The master copy of DNS data for a particular domain is stored and maintained in a zone file at the Primary Name Server to which a domain has been delegated. Note that a particular host (a name server) can support many different domains at the same time, both as a master and as a slave name server for distinct domains.
In order to maintain consistency, the terms “Master Server” (or simply “master”) and “Slave Server”(or “slave”) are used. For most aspects the term “Master Server” is equivalent to the (traditional) notion of a “Primary Name Server”, and the term “Slave Server” is equivalent to “Secondary Name Server”. Explaining the subtle implementation differences that were introduced in BIND for version 9, which led to the change in terminology is beyond the scope of this book.
In order to ensure proper operation of the whole system, the types of data stored in the database (RRs:resource records) and the flow of information between the servers and the clients (resolvers) need careful attention. One of the most important aspects here is that there is no “fixed” relationship between the types of records stored in the database (e.g. type A for an IPv4 address, type AAAA for an IPv6 address) and the transport protocol used to send data back and forth between name servers and between name servers and a resolver (IPv4 or IPv6).

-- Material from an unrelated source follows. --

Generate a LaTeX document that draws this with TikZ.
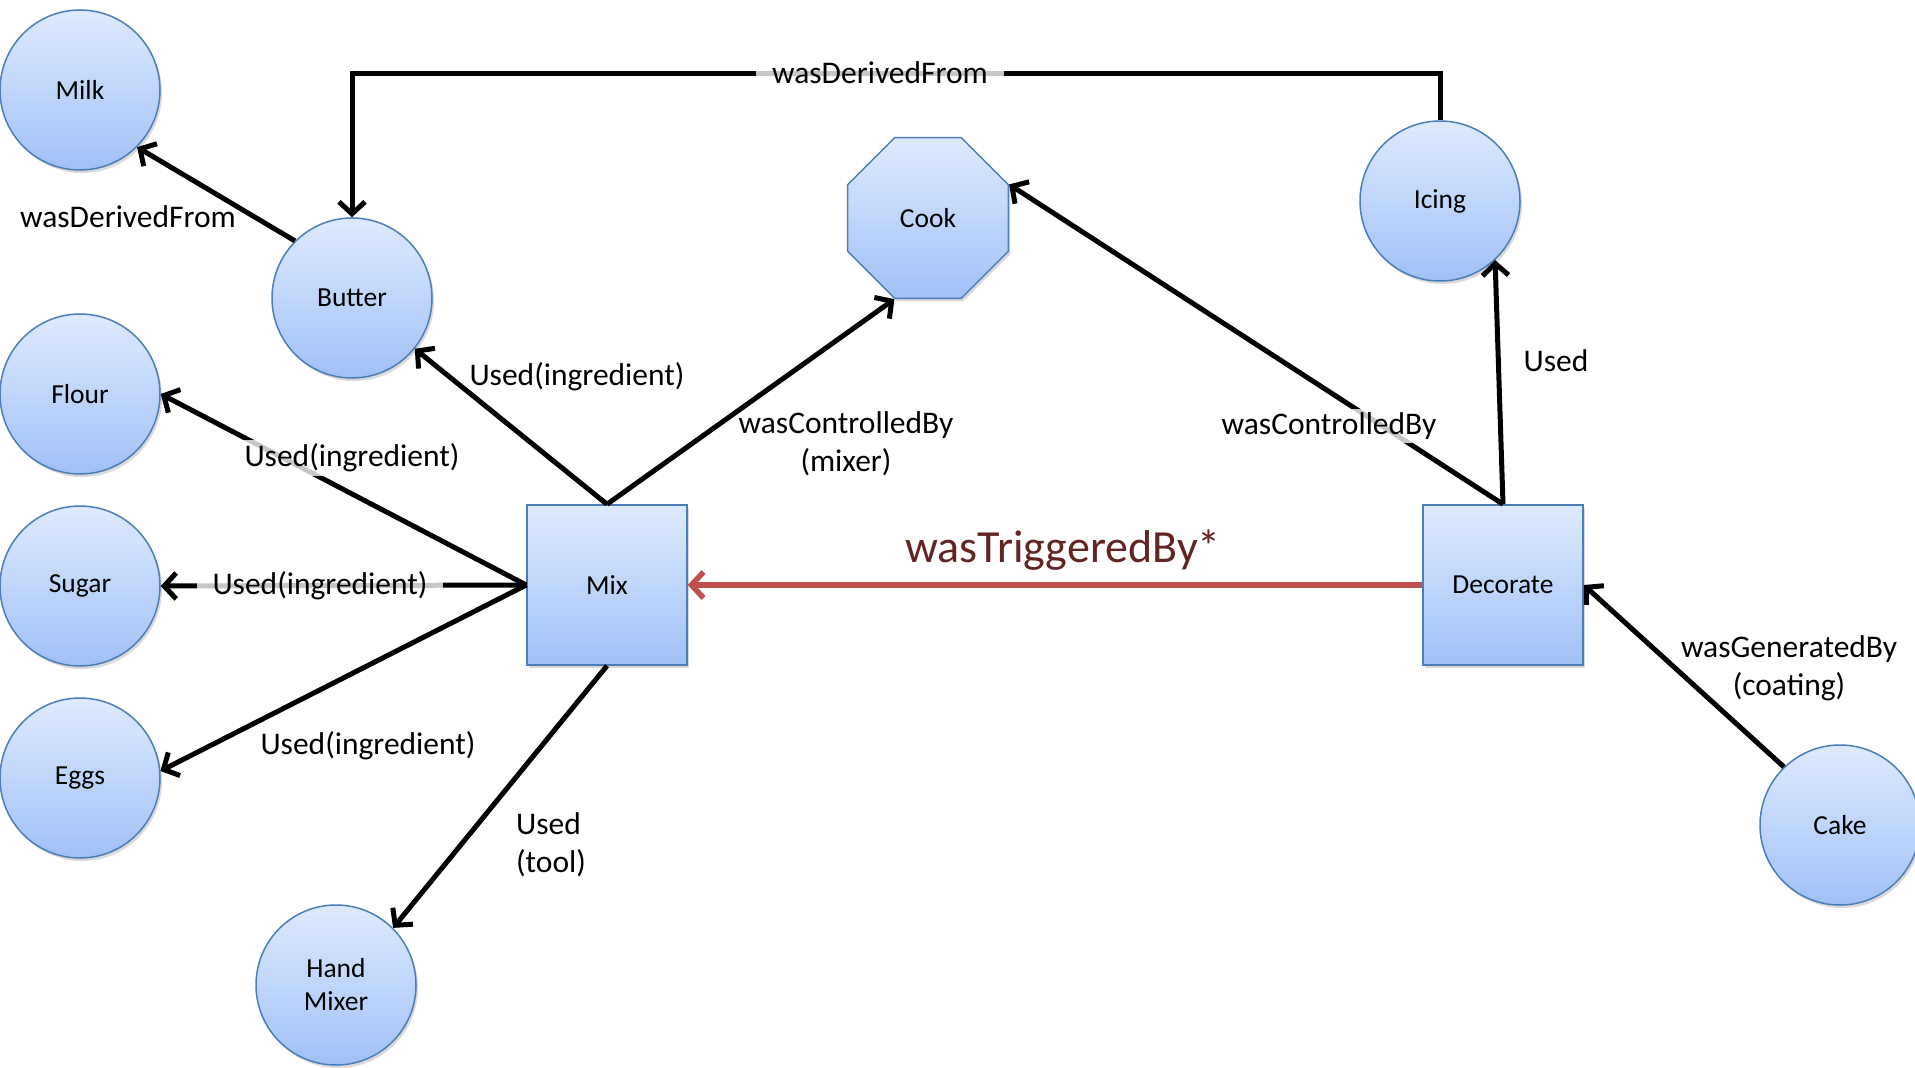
\documentclass[tikz,border=0pt]{standalone}
\usepackage{fontspec}
\setmainfont{Carlito}
\usetikzlibrary{arrows.meta,shapes.geometric,shadows}
\definecolor{nodetop}{RGB}{222,234,253}
\definecolor{nodebot}{RGB}{160,193,247}
\definecolor{nodeline}{RGB}{74,126,187}
\definecolor{trigred}{RGB}{192,80,77}
\definecolor{trigtext}{RGB}{99,37,35}
\begin{document}
\begin{tikzpicture}[x=1pt,y=-1pt,
 base/.style={draw=nodeline, line width=1.5pt, top color=nodetop, bottom color=nodebot,
   drop shadow={opacity=0.3,shadow xshift=2pt,shadow yshift=-3pt},
   font=\fontsize{27.5}{33}\selectfont, inner sep=0pt, align=center},
 entity/.style={base, circle, minimum size=160pt},
 activity/.style={base, rectangle, minimum width=160pt, minimum height=160pt},
 agent/.style={base, regular polygon, regular polygon sides=8, minimum size=174pt},
 rel/.style={line width=5pt, -{Straight Barb[length=12pt,width=26pt]}},
 lab/.style={font=\fontsize{31.5}{38}\selectfont, align=center},
 labbox/.style={lab, fill=white, fill opacity=0.78, text opacity=1, inner xsep=16pt, inner ysep=4pt},
]
\useasboundingbox (0,0) rectangle (1915,1068);
\node[entity] (milk) at (80,90) {Milk};
\node[entity] (butter) at (352,298) {Butter};
\node[entity] (flour) at (80,394) {Flour};
\node[entity] (sugar) at (80,586) {Sugar};
\node[entity] (eggs) at (80,778) {Eggs};
\node[entity] (hand) at (336,985) {Hand\\Mixer};
\node[agent] (cook) at (928,218) {Cook};
\node[entity] (icing) at (1440,201) {Icing};
\node[activity] (mix) at (607,585) {Mix};
\node[activity] (dec) at (1503,585) {Decorate};
\node[entity] (cake) at (1840,825) {Cake};

\coordinate (topright) at (1440,73);
\draw[rel] (butter.135) -- (milk.-45);
\draw[rel] (icing.north) -- (topright) -| (butter.north);
\draw[rel] (mix.north) -- (butter);
\draw[rel] (mix.west) -- (flour.east);
\draw[rel] (mix.west) -- (sugar.east);
\draw[rel] (mix.west) -- (eggs.5);
\draw[rel] (mix.south) -- (hand.45);
\draw[rel] (mix.north) -- (cook.corner 5);
\draw[rel] (dec.north) -- (cook.corner 8);
\draw[rel] (dec.north) -- (icing.-47);
\draw[rel, draw=trigred, line width=5.5pt] (dec.west) -- (mix.east);
\draw[rel] (cake.134) -- (dec.east);

\node[lab] (l1) at (128,217) {wasDerivedFrom};
\node[labbox] (l2) at (880,73) {wasDerivedFrom};
\node[lab] (l3) at (577,377) {Used(ingredient)};
\node[labbox] (l4) at (352,458) {Used(ingredient)};
\node[labbox] (l5) at (320,586) {Used(ingredient)};
\node[lab] (l6) at (368,746) {Used(ingredient)};
\node[lab, align=left] (l7) at (551,845) {Used\\(tool)};
\node[lab] (l8) at (846,444) {wasControlledBy\\(mixer)};
\node[labbox] (l9) at (1329,426) {wasControlledBy};
\node[lab] (l10) at (1556,361) {Used};
\node[lab, text=trigtext, font=\fontsize{46}{52}\selectfont] (l11) at (1063,550) {wasTriggeredBy*};
\node[lab] (l12) at (1789,668) {wasGeneratedBy\\(coating)};
\end{tikzpicture}
\end{document}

Indeed, it is perfectly normal these days to already store IPv6-related data in some zones (in the distributed database), but to still use IPv4 to submit queries, perform recursion (also known as “treewalk”) and return the results. Also, most of the zone transfers between slave servers and a master server actually use IPv4 (TCP) for the data transfer.
These considerations apply equally to communication with the root name servers and the TLD name servers.

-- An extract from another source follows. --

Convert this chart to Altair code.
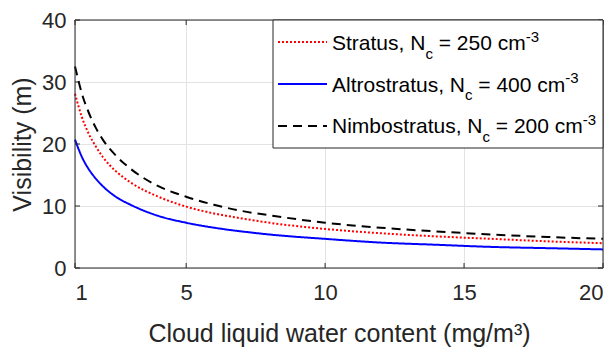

Using this approach has the big advantage that the software in the existing system of nameservers (root, TLD, second level domains) requires very little change. In order to preserve the stability of the DNS for the Internet, the community is reasonably reluctant to embark on big or hurried upgrade projects.
The big disadvantage of this approach is the fact that end systems (usually hosts) typically still need an IPv4 protocol stack to talk to the DNS, even if the applications would already be able to use IPv6 exclusively. If this dual-stack method is not appropriate, then a more complex system of resolvers and (forwarding or translating) name servers needs to be deployed. This can take care of the continued IPv4 address space consumption but adds complexity, and sometimes single points of failure, to the whole systems.